→ Records with drawing code:
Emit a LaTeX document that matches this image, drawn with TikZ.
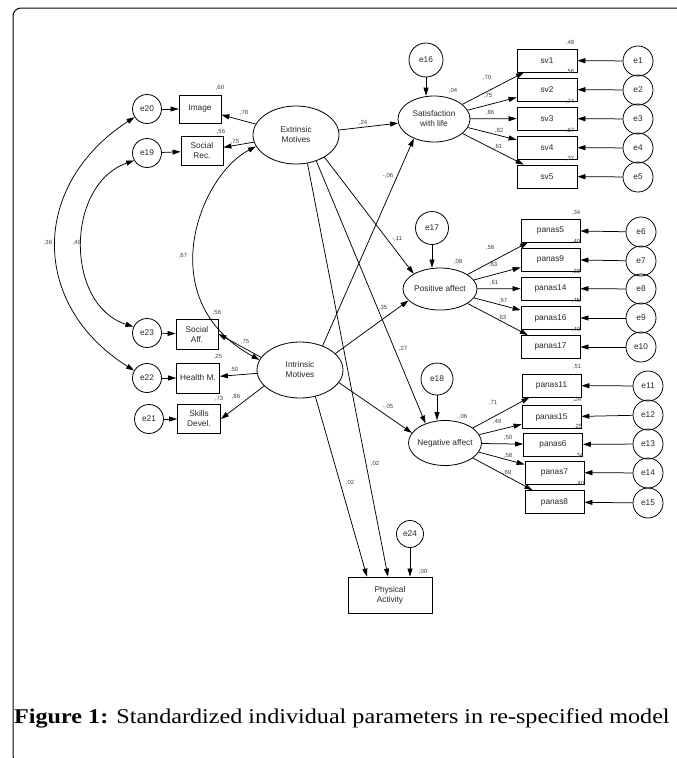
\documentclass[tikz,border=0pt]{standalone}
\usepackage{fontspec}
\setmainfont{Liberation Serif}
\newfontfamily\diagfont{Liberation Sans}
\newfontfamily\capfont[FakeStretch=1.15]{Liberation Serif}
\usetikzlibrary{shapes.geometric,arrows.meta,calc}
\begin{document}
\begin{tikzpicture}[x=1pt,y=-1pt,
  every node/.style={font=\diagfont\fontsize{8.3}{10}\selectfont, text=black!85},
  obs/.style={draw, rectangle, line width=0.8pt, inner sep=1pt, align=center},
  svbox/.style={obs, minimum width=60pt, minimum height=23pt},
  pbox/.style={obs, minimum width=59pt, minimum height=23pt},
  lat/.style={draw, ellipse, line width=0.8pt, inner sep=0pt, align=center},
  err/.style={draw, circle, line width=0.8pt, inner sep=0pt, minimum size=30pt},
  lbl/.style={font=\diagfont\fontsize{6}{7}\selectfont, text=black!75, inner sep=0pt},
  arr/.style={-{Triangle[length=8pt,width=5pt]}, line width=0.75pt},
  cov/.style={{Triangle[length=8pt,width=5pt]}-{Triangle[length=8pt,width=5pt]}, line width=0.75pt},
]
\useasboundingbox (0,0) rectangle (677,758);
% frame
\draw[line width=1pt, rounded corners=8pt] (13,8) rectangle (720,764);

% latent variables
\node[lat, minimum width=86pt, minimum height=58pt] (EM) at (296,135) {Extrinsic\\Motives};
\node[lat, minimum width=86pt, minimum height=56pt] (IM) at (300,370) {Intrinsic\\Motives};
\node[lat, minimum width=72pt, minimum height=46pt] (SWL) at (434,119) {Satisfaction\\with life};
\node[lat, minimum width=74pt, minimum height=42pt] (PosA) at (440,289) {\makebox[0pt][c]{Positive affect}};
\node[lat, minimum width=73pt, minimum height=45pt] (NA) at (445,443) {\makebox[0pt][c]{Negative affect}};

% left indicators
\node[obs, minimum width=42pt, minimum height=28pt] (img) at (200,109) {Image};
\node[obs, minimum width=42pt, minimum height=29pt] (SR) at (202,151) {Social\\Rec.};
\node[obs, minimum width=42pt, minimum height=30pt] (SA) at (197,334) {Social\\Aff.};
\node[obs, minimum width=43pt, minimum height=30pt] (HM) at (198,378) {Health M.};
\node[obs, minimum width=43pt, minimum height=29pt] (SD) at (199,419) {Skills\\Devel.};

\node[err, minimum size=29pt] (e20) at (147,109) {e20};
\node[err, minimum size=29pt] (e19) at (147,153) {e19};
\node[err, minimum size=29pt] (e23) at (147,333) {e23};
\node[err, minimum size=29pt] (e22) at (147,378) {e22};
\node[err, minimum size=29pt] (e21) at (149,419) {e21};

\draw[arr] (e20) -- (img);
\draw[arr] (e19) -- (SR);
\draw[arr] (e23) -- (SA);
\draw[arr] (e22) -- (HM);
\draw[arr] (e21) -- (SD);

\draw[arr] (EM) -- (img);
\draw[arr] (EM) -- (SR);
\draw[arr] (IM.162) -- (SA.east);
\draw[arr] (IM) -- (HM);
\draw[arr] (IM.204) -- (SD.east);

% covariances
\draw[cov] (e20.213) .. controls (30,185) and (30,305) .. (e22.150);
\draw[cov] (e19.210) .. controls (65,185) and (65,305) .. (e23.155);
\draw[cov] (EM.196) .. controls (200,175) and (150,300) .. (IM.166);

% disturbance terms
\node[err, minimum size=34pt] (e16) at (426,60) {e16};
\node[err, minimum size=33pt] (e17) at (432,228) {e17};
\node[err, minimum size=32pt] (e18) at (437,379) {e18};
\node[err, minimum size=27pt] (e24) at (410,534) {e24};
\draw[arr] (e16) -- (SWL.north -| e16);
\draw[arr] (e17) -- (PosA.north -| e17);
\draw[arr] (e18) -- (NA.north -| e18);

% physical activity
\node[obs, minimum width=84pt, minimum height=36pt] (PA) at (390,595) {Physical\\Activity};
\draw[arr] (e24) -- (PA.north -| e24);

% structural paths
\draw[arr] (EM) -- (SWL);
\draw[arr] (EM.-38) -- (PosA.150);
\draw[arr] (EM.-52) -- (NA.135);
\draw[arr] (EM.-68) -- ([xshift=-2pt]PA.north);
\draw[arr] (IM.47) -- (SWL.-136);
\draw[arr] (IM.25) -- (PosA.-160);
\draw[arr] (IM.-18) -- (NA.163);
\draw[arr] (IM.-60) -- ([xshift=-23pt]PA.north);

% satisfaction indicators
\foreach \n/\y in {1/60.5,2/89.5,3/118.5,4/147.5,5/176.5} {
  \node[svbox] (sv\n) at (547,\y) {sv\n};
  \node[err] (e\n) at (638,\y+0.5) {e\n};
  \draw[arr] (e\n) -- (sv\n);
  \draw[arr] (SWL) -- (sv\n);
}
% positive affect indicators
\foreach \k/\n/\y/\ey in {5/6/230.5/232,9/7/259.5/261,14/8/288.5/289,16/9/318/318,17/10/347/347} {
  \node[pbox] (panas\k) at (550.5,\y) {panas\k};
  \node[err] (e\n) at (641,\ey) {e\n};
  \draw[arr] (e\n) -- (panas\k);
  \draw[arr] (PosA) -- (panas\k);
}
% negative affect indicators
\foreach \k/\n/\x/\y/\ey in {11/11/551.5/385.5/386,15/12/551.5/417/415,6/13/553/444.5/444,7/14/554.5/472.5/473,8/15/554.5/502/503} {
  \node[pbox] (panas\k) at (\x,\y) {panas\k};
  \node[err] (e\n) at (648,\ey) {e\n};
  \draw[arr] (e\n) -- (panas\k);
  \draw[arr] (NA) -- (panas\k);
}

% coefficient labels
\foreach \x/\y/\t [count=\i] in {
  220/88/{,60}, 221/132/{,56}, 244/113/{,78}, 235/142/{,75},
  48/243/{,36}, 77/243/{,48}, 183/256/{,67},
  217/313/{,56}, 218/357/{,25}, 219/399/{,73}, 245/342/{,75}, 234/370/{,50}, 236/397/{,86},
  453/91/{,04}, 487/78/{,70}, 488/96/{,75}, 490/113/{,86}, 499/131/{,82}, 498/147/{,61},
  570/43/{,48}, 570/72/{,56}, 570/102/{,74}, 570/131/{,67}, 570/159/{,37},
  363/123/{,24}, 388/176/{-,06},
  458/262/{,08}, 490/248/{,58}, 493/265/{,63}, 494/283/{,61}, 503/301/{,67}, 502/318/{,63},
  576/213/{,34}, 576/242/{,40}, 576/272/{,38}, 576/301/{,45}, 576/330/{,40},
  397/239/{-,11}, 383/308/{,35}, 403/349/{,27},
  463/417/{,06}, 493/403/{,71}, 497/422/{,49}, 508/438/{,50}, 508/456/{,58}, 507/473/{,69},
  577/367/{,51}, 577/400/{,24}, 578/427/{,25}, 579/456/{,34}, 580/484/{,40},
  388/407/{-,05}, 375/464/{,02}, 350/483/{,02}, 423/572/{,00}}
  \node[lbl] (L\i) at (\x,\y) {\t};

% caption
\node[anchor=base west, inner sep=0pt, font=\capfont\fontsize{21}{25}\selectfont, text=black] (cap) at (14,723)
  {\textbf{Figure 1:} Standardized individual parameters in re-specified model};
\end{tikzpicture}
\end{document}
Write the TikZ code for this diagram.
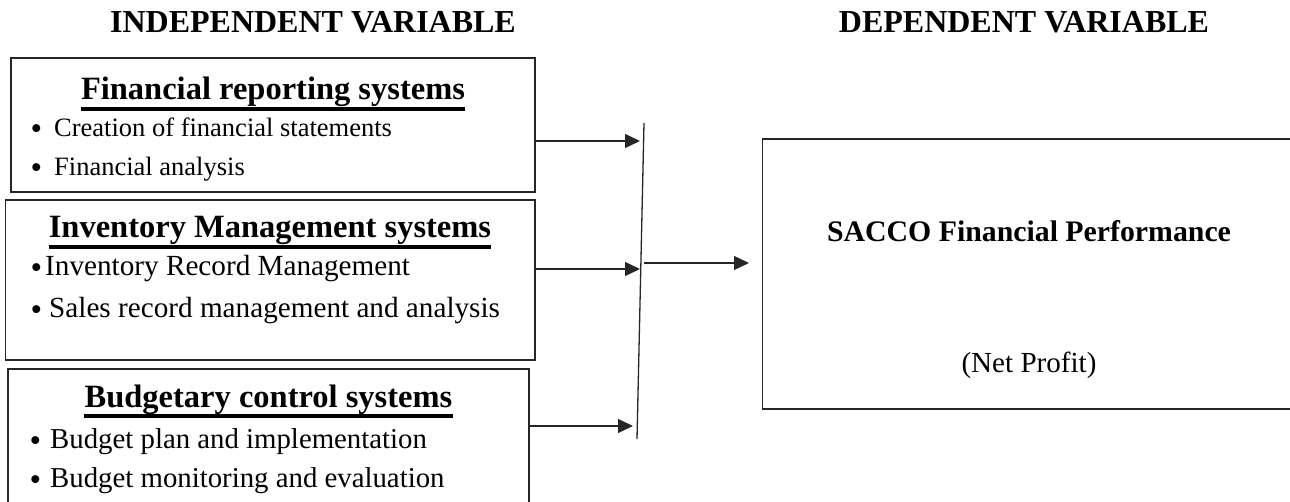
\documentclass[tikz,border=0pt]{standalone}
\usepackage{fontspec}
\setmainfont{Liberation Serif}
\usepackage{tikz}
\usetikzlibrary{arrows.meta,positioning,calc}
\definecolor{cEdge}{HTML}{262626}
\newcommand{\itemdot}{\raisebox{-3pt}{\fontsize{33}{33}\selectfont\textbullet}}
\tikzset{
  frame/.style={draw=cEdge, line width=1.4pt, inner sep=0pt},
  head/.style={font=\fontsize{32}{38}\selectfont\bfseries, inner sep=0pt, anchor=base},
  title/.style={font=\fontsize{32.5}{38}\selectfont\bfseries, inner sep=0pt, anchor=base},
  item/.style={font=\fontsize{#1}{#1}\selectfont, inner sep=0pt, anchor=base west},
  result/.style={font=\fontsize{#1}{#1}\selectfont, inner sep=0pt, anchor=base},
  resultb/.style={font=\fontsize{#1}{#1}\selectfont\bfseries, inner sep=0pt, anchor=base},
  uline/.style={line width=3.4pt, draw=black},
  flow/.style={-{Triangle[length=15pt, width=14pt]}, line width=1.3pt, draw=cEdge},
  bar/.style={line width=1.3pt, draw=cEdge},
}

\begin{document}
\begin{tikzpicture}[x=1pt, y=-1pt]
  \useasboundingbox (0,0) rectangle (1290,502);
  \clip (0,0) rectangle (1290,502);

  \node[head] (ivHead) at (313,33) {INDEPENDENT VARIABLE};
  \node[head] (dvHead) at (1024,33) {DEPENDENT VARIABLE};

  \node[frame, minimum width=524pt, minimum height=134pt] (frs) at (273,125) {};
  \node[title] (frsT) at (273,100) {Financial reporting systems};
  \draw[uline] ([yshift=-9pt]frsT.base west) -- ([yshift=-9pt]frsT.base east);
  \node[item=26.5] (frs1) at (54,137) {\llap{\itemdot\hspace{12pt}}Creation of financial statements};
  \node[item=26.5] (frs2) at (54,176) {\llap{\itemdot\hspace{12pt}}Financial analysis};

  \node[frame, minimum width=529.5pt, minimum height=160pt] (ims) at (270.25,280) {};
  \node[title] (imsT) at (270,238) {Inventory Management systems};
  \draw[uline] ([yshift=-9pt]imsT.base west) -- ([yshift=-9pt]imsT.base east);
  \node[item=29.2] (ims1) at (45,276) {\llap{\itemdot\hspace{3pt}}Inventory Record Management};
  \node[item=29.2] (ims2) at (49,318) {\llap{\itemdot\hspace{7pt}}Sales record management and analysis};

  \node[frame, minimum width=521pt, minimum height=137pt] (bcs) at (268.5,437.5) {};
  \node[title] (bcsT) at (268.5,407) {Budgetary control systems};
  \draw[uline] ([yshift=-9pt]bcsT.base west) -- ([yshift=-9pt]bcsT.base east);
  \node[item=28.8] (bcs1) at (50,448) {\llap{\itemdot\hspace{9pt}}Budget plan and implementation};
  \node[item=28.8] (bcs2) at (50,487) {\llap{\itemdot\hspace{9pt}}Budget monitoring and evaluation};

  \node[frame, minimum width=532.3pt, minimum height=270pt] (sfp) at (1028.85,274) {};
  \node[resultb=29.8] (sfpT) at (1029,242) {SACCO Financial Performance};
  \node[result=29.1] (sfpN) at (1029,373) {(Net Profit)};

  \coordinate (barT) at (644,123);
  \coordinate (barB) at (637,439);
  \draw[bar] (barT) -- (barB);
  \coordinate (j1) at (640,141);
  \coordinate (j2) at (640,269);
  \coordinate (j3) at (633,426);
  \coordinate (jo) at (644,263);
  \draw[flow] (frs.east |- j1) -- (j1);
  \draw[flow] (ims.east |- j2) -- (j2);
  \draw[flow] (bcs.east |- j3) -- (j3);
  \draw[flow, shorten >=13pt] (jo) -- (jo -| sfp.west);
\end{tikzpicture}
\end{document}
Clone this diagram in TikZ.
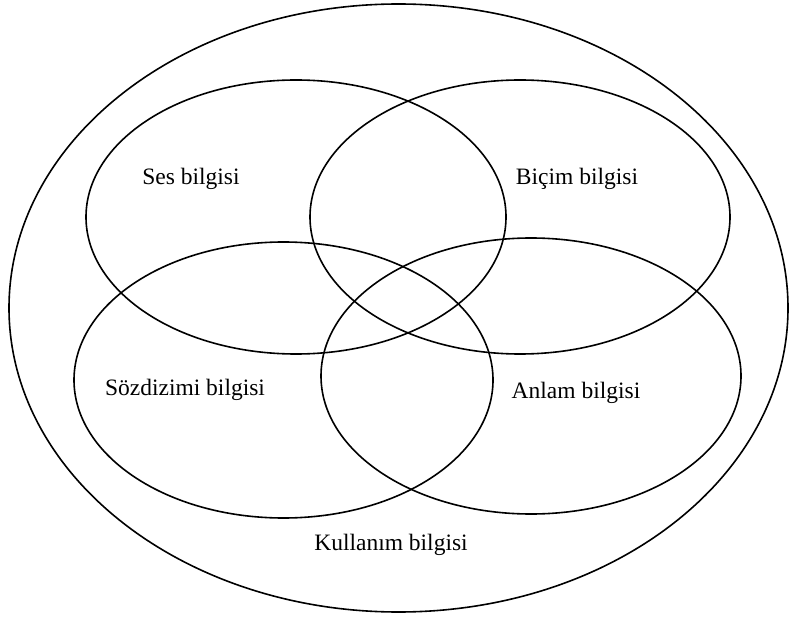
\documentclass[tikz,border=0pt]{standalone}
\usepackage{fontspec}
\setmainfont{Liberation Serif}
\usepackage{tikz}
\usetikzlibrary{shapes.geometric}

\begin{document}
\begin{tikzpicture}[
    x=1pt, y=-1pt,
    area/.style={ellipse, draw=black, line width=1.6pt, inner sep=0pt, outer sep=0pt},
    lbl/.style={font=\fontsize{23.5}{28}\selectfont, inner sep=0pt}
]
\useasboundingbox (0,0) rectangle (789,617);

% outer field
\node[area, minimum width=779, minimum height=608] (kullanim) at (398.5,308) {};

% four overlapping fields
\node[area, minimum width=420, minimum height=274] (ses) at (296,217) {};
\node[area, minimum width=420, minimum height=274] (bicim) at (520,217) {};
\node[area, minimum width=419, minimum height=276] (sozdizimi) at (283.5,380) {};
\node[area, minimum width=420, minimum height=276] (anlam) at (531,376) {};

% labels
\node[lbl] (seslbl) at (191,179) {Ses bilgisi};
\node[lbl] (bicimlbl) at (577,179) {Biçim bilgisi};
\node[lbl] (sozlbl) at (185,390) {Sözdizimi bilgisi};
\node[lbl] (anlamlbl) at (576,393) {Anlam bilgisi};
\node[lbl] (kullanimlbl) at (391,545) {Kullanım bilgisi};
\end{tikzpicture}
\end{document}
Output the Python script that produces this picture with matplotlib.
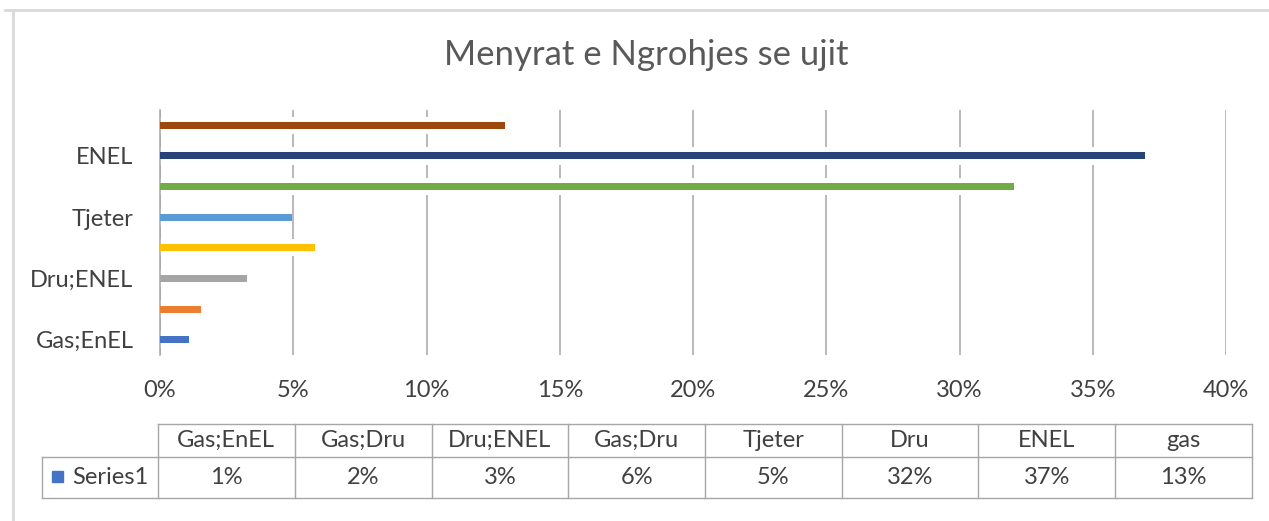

→ EXERCISE AIM: Starting at the line that contains "Clone this diagram in TikZ." and ending at the line that contains "minimum width=779, minimum", give the lines again exactly. Do not include the pictures.

→ TASK SOLUTION:
Clone this diagram in TikZ.
\documentclass[tikz,border=0pt]{standalone}
\usepackage{fontspec}
\setmainfont{Liberation Serif}
\usepackage{tikz}
\usetikzlibrary{shapes.geometric}

\begin{document}
\begin{tikzpicture}[
    x=1pt, y=-1pt,
    area/.style={ellipse, draw=black, line width=1.6pt, inner sep=0pt, outer sep=0pt},
    lbl/.style={font=\fontsize{23.5}{28}\selectfont, inner sep=0pt}
]
\useasboundingbox (0,0) rectangle (789,617);

% outer field
\node[area, minimum width=779, minimum height=608] (kullanim) at (398.5,308) {};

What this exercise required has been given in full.